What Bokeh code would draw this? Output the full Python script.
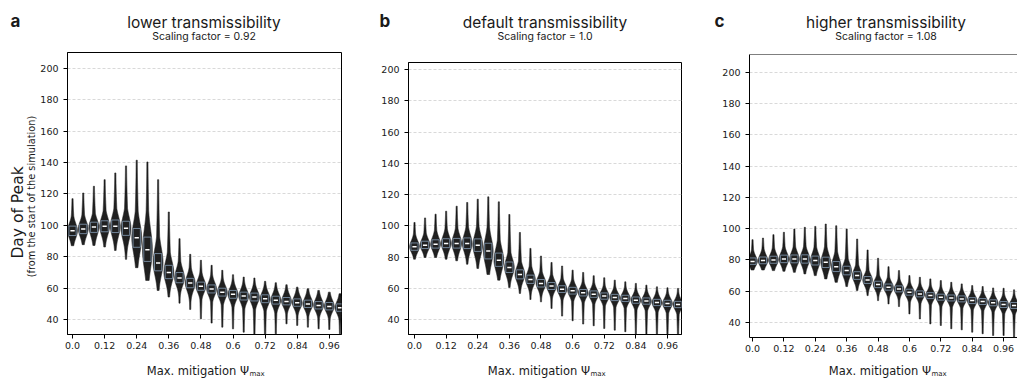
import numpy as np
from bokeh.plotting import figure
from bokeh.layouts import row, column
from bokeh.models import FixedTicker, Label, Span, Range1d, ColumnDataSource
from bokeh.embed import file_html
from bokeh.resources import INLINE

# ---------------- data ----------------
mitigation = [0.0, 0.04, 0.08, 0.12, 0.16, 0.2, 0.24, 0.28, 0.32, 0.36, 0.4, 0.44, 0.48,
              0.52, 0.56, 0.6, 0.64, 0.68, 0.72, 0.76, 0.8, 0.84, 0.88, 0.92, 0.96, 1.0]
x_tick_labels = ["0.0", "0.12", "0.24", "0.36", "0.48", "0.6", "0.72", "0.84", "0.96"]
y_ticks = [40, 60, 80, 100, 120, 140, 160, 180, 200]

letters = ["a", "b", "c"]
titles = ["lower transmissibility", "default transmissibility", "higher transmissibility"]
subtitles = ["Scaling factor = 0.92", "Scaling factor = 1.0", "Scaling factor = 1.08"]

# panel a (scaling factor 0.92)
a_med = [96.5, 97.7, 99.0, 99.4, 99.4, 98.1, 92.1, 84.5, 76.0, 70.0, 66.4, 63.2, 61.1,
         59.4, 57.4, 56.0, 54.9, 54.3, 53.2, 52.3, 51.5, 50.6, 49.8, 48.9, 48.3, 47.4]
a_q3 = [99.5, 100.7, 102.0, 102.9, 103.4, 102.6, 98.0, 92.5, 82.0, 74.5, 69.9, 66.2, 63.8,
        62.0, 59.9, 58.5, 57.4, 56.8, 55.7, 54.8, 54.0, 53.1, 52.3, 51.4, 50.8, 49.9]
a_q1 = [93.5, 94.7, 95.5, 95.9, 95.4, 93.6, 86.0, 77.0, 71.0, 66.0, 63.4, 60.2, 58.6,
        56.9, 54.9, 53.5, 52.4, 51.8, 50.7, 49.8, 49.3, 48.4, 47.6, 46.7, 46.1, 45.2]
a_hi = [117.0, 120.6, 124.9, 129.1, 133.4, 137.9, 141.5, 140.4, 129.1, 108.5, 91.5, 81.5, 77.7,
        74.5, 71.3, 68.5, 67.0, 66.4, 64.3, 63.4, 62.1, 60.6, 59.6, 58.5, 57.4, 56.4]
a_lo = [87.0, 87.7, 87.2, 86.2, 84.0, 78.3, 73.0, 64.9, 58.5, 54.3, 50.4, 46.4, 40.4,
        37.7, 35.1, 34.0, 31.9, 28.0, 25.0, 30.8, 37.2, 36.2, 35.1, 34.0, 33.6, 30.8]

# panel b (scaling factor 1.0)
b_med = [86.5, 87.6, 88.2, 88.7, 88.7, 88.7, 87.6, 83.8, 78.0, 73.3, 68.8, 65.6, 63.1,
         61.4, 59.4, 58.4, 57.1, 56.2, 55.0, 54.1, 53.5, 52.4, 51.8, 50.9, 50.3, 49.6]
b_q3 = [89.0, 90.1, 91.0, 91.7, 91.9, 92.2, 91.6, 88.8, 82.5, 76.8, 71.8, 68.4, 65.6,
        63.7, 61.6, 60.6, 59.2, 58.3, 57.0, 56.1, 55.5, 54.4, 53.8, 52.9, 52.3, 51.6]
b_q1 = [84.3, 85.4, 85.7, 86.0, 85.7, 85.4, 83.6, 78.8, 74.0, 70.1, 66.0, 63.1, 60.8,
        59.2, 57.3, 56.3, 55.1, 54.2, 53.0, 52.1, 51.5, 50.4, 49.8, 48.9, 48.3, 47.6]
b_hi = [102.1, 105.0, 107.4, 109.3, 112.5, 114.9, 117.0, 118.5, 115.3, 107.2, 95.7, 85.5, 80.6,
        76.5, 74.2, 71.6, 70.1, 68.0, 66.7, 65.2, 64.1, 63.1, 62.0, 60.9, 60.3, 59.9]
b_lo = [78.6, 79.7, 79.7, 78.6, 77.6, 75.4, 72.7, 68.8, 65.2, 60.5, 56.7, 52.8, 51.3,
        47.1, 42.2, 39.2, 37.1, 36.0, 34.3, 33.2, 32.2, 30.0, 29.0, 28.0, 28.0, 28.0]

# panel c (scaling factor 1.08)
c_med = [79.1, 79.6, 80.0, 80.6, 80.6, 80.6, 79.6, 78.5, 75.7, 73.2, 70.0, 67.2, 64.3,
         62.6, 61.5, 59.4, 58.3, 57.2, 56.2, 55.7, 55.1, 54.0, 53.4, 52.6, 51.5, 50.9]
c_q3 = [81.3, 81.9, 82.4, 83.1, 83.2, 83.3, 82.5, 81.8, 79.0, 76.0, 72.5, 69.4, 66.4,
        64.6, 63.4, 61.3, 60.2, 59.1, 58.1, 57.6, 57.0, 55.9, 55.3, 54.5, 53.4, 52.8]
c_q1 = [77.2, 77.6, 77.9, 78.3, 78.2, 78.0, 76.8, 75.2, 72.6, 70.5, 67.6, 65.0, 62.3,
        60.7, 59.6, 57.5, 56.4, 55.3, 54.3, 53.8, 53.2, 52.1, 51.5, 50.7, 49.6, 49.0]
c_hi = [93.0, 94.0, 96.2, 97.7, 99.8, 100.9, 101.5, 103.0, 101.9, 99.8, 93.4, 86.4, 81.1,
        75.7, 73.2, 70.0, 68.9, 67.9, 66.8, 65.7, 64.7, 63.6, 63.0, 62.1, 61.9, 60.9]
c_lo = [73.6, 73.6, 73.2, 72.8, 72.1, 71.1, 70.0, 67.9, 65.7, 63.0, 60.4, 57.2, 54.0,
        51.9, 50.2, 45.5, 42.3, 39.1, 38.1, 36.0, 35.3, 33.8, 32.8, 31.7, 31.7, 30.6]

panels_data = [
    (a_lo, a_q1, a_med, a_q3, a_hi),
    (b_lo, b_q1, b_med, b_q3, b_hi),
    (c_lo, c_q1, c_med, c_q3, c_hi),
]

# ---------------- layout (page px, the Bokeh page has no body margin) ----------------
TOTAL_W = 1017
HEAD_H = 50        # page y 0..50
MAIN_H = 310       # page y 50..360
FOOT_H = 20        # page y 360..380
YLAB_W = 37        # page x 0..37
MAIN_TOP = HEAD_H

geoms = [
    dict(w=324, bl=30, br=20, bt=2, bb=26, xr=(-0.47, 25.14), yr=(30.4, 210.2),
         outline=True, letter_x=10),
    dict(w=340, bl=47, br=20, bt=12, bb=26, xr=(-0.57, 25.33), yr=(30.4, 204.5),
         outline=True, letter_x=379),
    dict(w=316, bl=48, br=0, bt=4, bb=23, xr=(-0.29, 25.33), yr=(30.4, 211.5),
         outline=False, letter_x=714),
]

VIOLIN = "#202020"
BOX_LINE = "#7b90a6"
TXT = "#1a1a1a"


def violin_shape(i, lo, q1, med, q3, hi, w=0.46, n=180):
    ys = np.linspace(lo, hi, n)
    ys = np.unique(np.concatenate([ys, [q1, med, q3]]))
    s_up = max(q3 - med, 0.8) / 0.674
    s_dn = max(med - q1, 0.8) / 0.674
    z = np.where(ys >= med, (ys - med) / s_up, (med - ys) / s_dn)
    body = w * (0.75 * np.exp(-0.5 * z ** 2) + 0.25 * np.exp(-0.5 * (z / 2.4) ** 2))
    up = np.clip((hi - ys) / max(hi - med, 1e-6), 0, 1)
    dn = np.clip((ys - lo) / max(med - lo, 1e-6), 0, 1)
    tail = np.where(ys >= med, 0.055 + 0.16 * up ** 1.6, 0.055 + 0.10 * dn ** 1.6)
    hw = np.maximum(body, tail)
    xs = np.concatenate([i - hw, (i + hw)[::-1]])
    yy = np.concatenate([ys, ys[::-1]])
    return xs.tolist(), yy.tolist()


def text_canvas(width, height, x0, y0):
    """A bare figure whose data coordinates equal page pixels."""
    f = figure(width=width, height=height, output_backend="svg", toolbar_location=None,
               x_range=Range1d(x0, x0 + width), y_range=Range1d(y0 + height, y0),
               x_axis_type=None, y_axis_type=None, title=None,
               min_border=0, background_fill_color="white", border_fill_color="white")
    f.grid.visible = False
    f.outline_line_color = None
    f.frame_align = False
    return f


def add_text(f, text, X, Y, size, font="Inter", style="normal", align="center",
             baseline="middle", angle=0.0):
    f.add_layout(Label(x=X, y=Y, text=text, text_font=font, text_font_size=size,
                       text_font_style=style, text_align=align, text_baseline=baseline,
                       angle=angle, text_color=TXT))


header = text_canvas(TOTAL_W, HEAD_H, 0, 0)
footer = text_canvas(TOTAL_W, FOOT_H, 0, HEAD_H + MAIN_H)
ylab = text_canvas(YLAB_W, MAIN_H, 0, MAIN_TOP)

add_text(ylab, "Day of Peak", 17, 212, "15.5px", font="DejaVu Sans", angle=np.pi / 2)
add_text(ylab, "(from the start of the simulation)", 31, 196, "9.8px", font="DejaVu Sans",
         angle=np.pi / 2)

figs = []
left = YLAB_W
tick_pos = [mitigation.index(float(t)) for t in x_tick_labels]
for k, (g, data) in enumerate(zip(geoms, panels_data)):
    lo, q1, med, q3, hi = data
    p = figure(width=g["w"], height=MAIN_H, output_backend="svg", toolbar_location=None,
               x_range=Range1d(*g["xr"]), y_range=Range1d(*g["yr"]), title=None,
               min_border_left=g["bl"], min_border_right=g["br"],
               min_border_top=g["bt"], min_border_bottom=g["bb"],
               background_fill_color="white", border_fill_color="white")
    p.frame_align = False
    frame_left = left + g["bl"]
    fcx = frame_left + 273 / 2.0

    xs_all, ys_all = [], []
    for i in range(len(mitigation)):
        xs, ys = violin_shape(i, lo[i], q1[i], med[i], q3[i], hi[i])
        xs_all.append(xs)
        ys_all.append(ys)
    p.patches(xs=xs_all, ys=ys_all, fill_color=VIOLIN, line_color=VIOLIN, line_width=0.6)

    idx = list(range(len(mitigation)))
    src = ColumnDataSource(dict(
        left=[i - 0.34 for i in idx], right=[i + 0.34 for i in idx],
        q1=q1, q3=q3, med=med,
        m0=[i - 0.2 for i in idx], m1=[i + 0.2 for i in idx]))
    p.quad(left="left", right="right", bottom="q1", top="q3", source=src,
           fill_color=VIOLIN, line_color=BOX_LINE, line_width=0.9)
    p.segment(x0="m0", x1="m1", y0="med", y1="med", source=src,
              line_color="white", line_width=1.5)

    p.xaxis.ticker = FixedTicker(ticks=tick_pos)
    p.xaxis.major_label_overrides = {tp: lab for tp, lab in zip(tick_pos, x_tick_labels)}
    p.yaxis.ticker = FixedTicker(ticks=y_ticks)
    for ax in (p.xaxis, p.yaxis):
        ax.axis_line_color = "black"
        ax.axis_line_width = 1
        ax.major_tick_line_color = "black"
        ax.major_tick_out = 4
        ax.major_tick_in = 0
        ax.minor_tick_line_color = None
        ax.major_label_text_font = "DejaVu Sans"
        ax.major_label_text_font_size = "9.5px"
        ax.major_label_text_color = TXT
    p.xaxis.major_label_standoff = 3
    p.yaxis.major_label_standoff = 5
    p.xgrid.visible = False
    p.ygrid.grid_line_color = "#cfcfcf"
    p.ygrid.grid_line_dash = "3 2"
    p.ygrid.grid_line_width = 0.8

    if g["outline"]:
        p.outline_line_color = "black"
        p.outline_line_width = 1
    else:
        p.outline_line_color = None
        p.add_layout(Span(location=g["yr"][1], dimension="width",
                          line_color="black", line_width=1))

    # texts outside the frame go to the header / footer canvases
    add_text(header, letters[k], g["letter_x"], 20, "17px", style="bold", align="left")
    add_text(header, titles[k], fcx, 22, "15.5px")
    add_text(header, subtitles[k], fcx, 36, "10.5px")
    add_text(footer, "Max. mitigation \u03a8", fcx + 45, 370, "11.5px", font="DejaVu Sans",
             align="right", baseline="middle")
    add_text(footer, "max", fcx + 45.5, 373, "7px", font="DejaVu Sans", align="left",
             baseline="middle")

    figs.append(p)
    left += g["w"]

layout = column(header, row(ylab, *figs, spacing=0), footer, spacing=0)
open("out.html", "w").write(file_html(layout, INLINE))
= = = =
**WHAT IS EXPECTED**:
Give back exactly the lines from the first line of the data through the line with "34.0, 33.6, 30.8]", pictures excluded.

**SOLUTION TO THIS TASK**:
What Bokeh code would draw this? Output the full Python script.
import numpy as np
from bokeh.plotting import figure
from bokeh.layouts import row, column
from bokeh.models import FixedTicker, Label, Span, Range1d, ColumnDataSource
from bokeh.embed import file_html
from bokeh.resources import INLINE

# ---------------- data ----------------
mitigation = [0.0, 0.04, 0.08, 0.12, 0.16, 0.2, 0.24, 0.28, 0.32, 0.36, 0.4, 0.44, 0.48,
              0.52, 0.56, 0.6, 0.64, 0.68, 0.72, 0.76, 0.8, 0.84, 0.88, 0.92, 0.96, 1.0]
x_tick_labels = ["0.0", "0.12", "0.24", "0.36", "0.48", "0.6", "0.72", "0.84", "0.96"]
y_ticks = [40, 60, 80, 100, 120, 140, 160, 180, 200]

letters = ["a", "b", "c"]
titles = ["lower transmissibility", "default transmissibility", "higher transmissibility"]
subtitles = ["Scaling factor = 0.92", "Scaling factor = 1.0", "Scaling factor = 1.08"]

# panel a (scaling factor 0.92)
a_med = [96.5, 97.7, 99.0, 99.4, 99.4, 98.1, 92.1, 84.5, 76.0, 70.0, 66.4, 63.2, 61.1,
         59.4, 57.4, 56.0, 54.9, 54.3, 53.2, 52.3, 51.5, 50.6, 49.8, 48.9, 48.3, 47.4]
a_q3 = [99.5, 100.7, 102.0, 102.9, 103.4, 102.6, 98.0, 92.5, 82.0, 74.5, 69.9, 66.2, 63.8,
        62.0, 59.9, 58.5, 57.4, 56.8, 55.7, 54.8, 54.0, 53.1, 52.3, 51.4, 50.8, 49.9]
a_q1 = [93.5, 94.7, 95.5, 95.9, 95.4, 93.6, 86.0, 77.0, 71.0, 66.0, 63.4, 60.2, 58.6,
        56.9, 54.9, 53.5, 52.4, 51.8, 50.7, 49.8, 49.3, 48.4, 47.6, 46.7, 46.1, 45.2]
a_hi = [117.0, 120.6, 124.9, 129.1, 133.4, 137.9, 141.5, 140.4, 129.1, 108.5, 91.5, 81.5, 77.7,
        74.5, 71.3, 68.5, 67.0, 66.4, 64.3, 63.4, 62.1, 60.6, 59.6, 58.5, 57.4, 56.4]
a_lo = [87.0, 87.7, 87.2, 86.2, 84.0, 78.3, 73.0, 64.9, 58.5, 54.3, 50.4, 46.4, 40.4,
        37.7, 35.1, 34.0, 31.9, 28.0, 25.0, 30.8, 37.2, 36.2, 35.1, 34.0, 33.6, 30.8]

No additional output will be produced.